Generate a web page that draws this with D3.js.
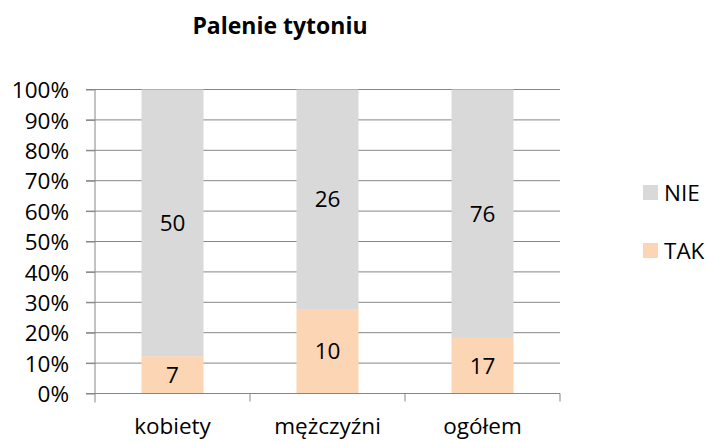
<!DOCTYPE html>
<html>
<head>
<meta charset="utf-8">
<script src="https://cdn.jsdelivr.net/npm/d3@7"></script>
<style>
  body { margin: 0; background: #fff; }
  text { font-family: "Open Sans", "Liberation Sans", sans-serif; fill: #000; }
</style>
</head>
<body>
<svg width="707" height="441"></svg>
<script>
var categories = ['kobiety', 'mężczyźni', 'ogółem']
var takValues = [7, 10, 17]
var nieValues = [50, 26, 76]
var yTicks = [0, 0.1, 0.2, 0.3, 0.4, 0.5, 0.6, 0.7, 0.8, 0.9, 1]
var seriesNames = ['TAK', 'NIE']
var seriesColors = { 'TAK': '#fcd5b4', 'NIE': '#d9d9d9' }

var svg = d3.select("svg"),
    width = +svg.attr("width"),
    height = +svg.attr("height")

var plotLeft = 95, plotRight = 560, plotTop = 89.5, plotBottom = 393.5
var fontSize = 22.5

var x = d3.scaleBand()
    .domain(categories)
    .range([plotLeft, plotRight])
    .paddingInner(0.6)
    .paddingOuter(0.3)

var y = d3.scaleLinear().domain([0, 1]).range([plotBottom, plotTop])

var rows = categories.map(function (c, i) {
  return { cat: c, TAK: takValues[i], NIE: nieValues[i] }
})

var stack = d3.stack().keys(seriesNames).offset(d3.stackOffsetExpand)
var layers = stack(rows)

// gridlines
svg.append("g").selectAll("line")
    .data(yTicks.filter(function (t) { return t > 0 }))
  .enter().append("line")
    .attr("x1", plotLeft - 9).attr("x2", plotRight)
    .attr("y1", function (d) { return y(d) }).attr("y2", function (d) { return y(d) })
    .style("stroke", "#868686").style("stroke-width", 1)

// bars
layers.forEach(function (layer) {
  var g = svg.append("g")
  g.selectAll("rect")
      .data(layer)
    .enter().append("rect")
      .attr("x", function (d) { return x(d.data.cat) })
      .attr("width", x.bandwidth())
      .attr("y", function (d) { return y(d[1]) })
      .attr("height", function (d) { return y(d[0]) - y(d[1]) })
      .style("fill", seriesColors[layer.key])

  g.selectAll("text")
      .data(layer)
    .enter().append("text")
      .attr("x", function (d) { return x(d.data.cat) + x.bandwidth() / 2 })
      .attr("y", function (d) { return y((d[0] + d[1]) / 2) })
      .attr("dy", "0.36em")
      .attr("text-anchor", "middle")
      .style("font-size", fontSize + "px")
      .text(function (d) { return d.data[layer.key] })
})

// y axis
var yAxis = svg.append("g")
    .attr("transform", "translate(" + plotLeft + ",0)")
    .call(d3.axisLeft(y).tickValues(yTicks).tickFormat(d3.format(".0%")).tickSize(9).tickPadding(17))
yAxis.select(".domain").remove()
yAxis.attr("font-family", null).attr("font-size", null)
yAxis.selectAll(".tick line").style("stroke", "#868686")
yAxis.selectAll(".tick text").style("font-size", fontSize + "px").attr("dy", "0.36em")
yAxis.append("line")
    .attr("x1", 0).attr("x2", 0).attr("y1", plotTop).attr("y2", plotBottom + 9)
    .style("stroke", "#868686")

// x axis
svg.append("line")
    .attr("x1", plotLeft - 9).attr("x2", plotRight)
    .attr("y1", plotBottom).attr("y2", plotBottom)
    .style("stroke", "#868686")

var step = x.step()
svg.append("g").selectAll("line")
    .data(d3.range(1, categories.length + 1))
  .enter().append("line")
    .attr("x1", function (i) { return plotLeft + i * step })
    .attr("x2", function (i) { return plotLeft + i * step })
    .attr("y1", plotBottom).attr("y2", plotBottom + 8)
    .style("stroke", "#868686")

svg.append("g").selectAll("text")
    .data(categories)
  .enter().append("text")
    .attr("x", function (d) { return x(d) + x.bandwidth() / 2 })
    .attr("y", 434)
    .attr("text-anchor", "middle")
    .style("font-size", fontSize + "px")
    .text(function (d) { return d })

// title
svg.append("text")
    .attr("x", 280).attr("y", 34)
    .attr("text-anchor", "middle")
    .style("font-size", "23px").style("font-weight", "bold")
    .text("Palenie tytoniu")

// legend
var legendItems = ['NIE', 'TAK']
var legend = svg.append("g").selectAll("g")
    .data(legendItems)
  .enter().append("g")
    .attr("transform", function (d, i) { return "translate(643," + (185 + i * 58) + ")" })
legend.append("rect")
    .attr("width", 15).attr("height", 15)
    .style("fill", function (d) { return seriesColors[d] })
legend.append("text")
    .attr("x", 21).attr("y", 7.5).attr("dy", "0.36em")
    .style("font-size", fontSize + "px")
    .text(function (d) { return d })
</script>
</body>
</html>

————

*Challenge*: Pictures excluded, repeat exactly the lines from the top of the material through the line with "d3.scaleLinear().domain([0, 1]).range([plotBottom, plotTop])", including both of those lines.

*Worked solution*:
Generate a web page that draws this with D3.js.
<!DOCTYPE html>
<html>
<head>
<meta charset="utf-8">
<script src="https://cdn.jsdelivr.net/npm/d3@7"></script>
<style>
  body { margin: 0; background: #fff; }
  text { font-family: "Open Sans", "Liberation Sans", sans-serif; fill: #000; }
</style>
</head>
<body>
<svg width="707" height="441"></svg>
<script>
var categories = ['kobiety', 'mężczyźni', 'ogółem']
var takValues = [7, 10, 17]
var nieValues = [50, 26, 76]
var yTicks = [0, 0.1, 0.2, 0.3, 0.4, 0.5, 0.6, 0.7, 0.8, 0.9, 1]
var seriesNames = ['TAK', 'NIE']
var seriesColors = { 'TAK': '#fcd5b4', 'NIE': '#d9d9d9' }

var svg = d3.select("svg"),
    width = +svg.attr("width"),
    height = +svg.attr("height")

var plotLeft = 95, plotRight = 560, plotTop = 89.5, plotBottom = 393.5
var fontSize = 22.5

var x = d3.scaleBand()
    .domain(categories)
    .range([plotLeft, plotRight])
    .paddingInner(0.6)
    .paddingOuter(0.3)

var y = d3.scaleLinear().domain([0, 1]).range([plotBottom, plotTop])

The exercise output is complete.